最初に起きた三菱重工爆破事件は犯人である東アジア反日武装戦線のテロ連中(彼ら彼女らは海外展開する有名企業を帝国主義的侵略の元凶として敵視していた)もあそこまで大きな爆破力とは分からないほどの威力だった。近くにいた会社の人や通りがかりの無関係な人たちなど8人がほぼ即死状態で、けが人も落ちて来たビルガラスなどもあって負傷者300人以上と一番の被害が起きた。ビル側と車道側のどちらを歩いているかで生死が別れたケースもあった。

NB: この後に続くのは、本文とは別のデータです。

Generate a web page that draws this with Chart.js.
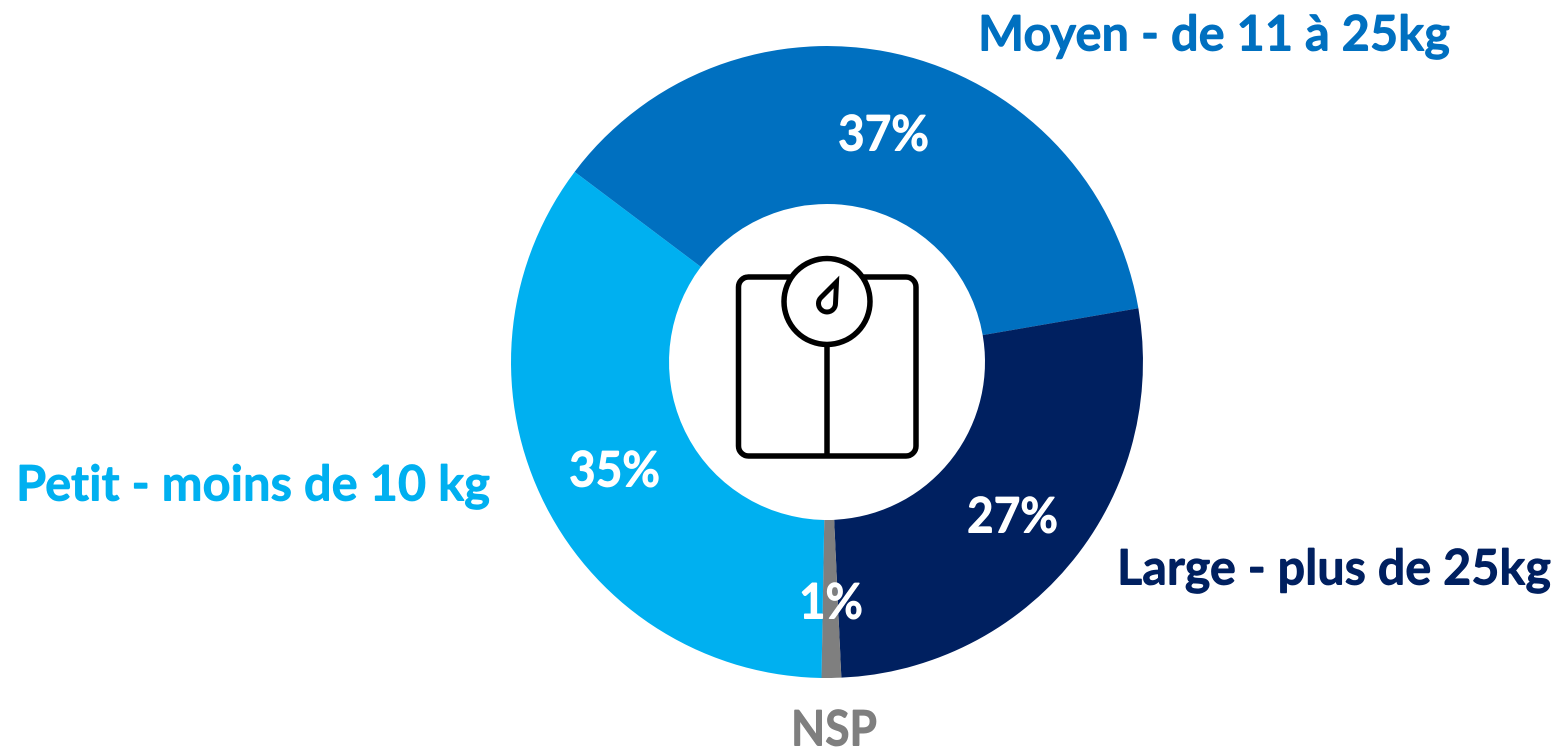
<!DOCTYPE html>
<html><head><meta charset="utf-8">
<style>html,body{margin:0;padding:0;background:#fff;overflow:hidden}canvas{display:block}</style>
<script src="https://cdn.jsdelivr.net/npm/chart.js@4"></script>
</head><body><div style="width:1557px;height:748px"><canvas id="c" style="width:1557px;height:748px"></canvas></div>
<script>
const categories = ['Moyen - de 11 à 25kg', 'Large - plus de 25kg', 'NSP', 'Petit - moins de 10 kg'];
const values = [37, 27, 1, 35];
const colors = ['#0070C0', '#002060', '#7F7F7F', '#00B0F0'];
// layout of the text: [left, baseline, width]
const nameBoxes = [[978, 50.5, 472], [1117, 584.5, 434], [791, 745.5, 86], [16, 500.5, 474]];
const pctBoxes = [[838, 150.5, 91], [967, 532.5, 91], [799, 618.5, 64], [569, 486.5, 91]];
const FONT = 'bold 49px Lato, Carlito, "Noto Sans", sans-serif';

const annotate = {
  id: 'annotate',
  afterDraw(chart) {
    const c = chart.ctx;
    c.save();
    c.textAlign = 'left';
    c.textBaseline = 'alphabetic';
    c.font = FONT;
    c.textRendering = 'geometricPrecision';
    const put = (text, box, color) => {
      c.fillStyle = color;
      // ligature breaker keeps "ti" as two glyphs, as in the reference
      const t = text.replace('ti', 't\u200Ci');
      c.fillText(t, box[0] - 0.4, box[1], box[2]);
      c.fillText(t, box[0] + 0.4, box[1], box[2]);
      c.fillText(t, box[0], box[1] - 0.3, box[2]);
      c.fillText(t, box[0], box[1] + 0.3, box[2]);
    };
    categories.forEach((name, i) => {
      put(name, nameBoxes[i], colors[i]);
      put(values[i] + '%', pctBoxes[i], '#fff');
    });
    // scale icon
    c.strokeStyle = '#000';
    c.lineWidth = 5.5;
    c.lineCap = 'butt';
    c.lineJoin = 'round';
    c.beginPath();
    c.moveTo(792, 277);
    c.lineTo(748, 277);
    c.arcTo(738.5, 277, 738.5, 287, 10);
    c.lineTo(738.5, 446);
    c.arcTo(738.5, 456, 748, 456, 10);
    c.lineTo(906, 456);
    c.arcTo(916, 456, 916, 446, 10);
    c.lineTo(916, 287);
    c.arcTo(916, 277, 906, 277, 10);
    c.lineTo(862, 277);
    c.stroke();
    c.beginPath();
    c.arc(827, 301.5, 43, 0, Math.PI * 2);
    c.stroke();
    c.beginPath();
    c.moveTo(827, 345);
    c.lineTo(827, 456);
    c.stroke();
    c.lineWidth = 5;
    c.lineJoin = 'miter';
    c.beginPath();
    c.moveTo(836.5, 282);
    c.lineTo(821, 297.5);
    c.arc(827, 303.5, 8.5, Math.PI * 1.25, 0, true);
    c.closePath();
    c.stroke();
    c.restore();
  }
};

new Chart(document.getElementById('c'), {
  type: 'doughnut',
  data: { labels: categories, datasets: [{ data: values, backgroundColor: colors, borderWidth: 0 }] },
  options: {
    responsive: true,
    maintainAspectRatio: false,
    devicePixelRatio: 2,
    animation: false,
    cutout: '50%',
    rotation: -53,
    layout: { padding: { left: 511, right: 414, top: 46, bottom: 70 } },
    plugins: { legend: { display: false }, tooltip: { enabled: false } }
  },
  plugins: [annotate]
});
</script></body></html>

当時の警視総監は警務部長時代の3年前にお歳暮で送られてきた届け物を妻が開けた時に爆発、妻が即死した事件に遭っていた。その子どもらはその現場を目撃する羽目になる。その犯人は今も捕まっていない。今回の桐島聡は一連の爆破事件の最後のあたりに関わっただけで犯人グループの中で唯一逮捕も前科もない奴だった。しかし約50年もの間潜伏する憂き目に遭った。「犯人も被害者もどちらも幸せにはならない」という被害者のつぶやきが心に刺さる。
アナザーストーリーズを見ると、取材側のサンケイ新聞社会部の動きも凄かったことが分かる。なんと、犯人グループ逮捕のあった昭和50年5月19日朝刊に堂々と「爆破犯数人に逮捕状」とまだ捕まっていないのに一面に銘打ったのだ。そして夕刊に犯人逮捕の瞬間の写真を唯一載せ、一大スクープを飛ばしたのも同紙だった。朝日、読売、毎日には逮捕のタの字も出ていなかった。「腰を抜かしたでしょ」とかつてのサンケイ記者はにんまりとしていたね。↓犯人の住居付近の販売店では朝刊配布送らせる処置もなされたとか。
警察の公安部や警備部に深く関わり、逮捕当日は警察の尾行をしつこくやって警察側が根を上げるほどだった。いや、初めて知ることばかりで実に見応えのあるドキュメンタリー番組だった。その中で犯人の一人佐々木規夫が爆弾を作っていたアパートが出てきた。これを見て私がカールに「おい、お前のいたアパートじゃないだろうな」と尋ねた。実は、彼女が学生時代埼玉に住んでいたおんぼろアパートは、大家さんが言うには「以前、爆弾犯が住んでいたことがあってそれからは身元がきちんとしている人しか入れないようにしている」と聞いたことがあったからだ。「ううん、違うわ。でも2階に上がる階段はそっくりね」だと。それに上の犯人は地下に穴掘って作っていたがカールのアパートでは押し入れで作っていたらしい。犯人グループは「市井の人に混じって普通人として生活すべき」という方針だったそうだから不気味だった。